What if I select count(*) from every table in my existing DB? Or do dump and restore to a different server and verify that it is working and that the restore DB count results make sense. Isn't that enough? I can afford some down time but I really prefer not to.

Question 4

Isn't that enough? Possibly yes. And most probably, if something went wrong with your disk, you might have a few blocks with some bad data, and the rest is ok... Your choice depends mostly on the level of safety that you need.

Question 5

AFAIK: no. There's not a "database check tool" that will respond "uncorrupted or corrupted".

Question 6

I didn't have them originally, and now I'm considering to add them - but the downtime I will have while doing pg_dump, initdb and then pg_restore is something that I would really prefer to avoid. Also I'm not sure about the performance penalty and how severe it is...

Question 7

If you have initialized your cluster with checksum, you can control this while backuping with pg_backrest.

PostgreSQL has supported page-level checksums since 9.3. If page checksums are enabled pgBackRest will validate the checksums for every file that is copied during a backup.

You will find more information about cheksums here: https://www.postgresql.org/docs/current/static/app-initdb.html#APP-INITDB-DATA-CHECKSUMS

You can also make a pg_dump to /dev/null (if you don't have enough space to keep a logical dump). This should ensure you that you can read each data block.

PGDG had a discussion this year beacuse some wanted to activate checksum by default. You can find it there: http://www.postgresql-archive.org/Checksums-by-default-td5940158.html

Question 8

If I may, there are now new tools for this:

pg_verify_checksum (v 11)
pg_checksum (v 12)

Both can activate or deactivate checksums on the cluster as well as run checks on an offline cluster. If you are worried about corruption you can run either on a whole cluster just portion(s) of it. Note that from personal experience, pg_verify_checksum works fine on older versions and pg_checksum is expect to have the same behavior.
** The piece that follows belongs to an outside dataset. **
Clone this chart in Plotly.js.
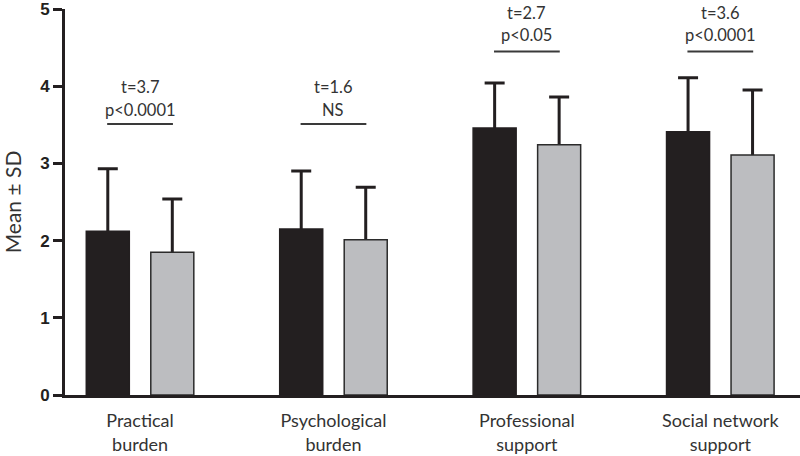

Also eventhough it is now quite old, I would advise reading this post: http://blog.ringerc.id.au/2012/10/avoiding-postgresql-database-corruption.html

Question 9

As stated elsewhere, there are no corruption-specific tools in core PostgreSQL similar to those found in SQL Server (DBCC CHECKDB) or Oracle. Which does not mean that you cannot look after corruption and try to prevent it as much as possible. A few thoughts:

Use good hardware. This hardware should properly honor fsync. Not tunable in your case, but important nevertheless.
Use checksums when you initialize your cluster. Sure there is a little penalty for doing so, but it really is worth the hassle. You could create a new cluster, dump and reload your database in this new instance and enjoy a more robust environment. It is available since 9.3, so fine for you.
Run regular, automated logical backups with pg_dump. It's good to have an automated physical backup with Barman, but this will not check corruption. Only pg_dump (which will read all rows in all tables) will give you insurance against table corruption. This is something you should definetely automate. If you don't have the place, redirect pg_dump to /dev/null. Corrupted indexes can always be rebuilt if you have a correct table. I think there are some index corruption finding tools out there.

Question 10

I also had a corrupted index which did not cause pg_dump to fail - only pg_repack/vacuum full where failing because of this - so I guess that just doing a pg_dump is not enough (maybe automate a pg_dump and a pg_restore on a different server?) I will most probably re-create the cluster with checksums and restore it with pg_restore - my main problem is the downtime that comes along with it. Is it possible to enable checksum only on a slave server with streaming replication? or will replication not work in that case?

Question 11

It's always good to have an automated backup/restore mechanism and I can only encourage you to have one. If you want to replicate between a cluster without checksum and one with checksum and minimize downtime, you will have to go with logical replication (Slony, Londiste, Bucardo, ...). It will be long to set up but the switch will be shorter.

Question 12

When you're "pg_dumping", you read only data, not indexes. With pg_restore, it will recreate your index from scratch and you still won't know if your index is corrupted on your production server. Of course, having an automated backup/restore mechanism is good, but I suggest to use physical backup instead of logical.

Question 13

I agree with your first part, I even said "Only pg_dump [...] will give you insurance against table corruption". And I highly recommend having a physical backup solution such as the excellent barman, but please plan a logical backup from time to time too if you care about about corruption.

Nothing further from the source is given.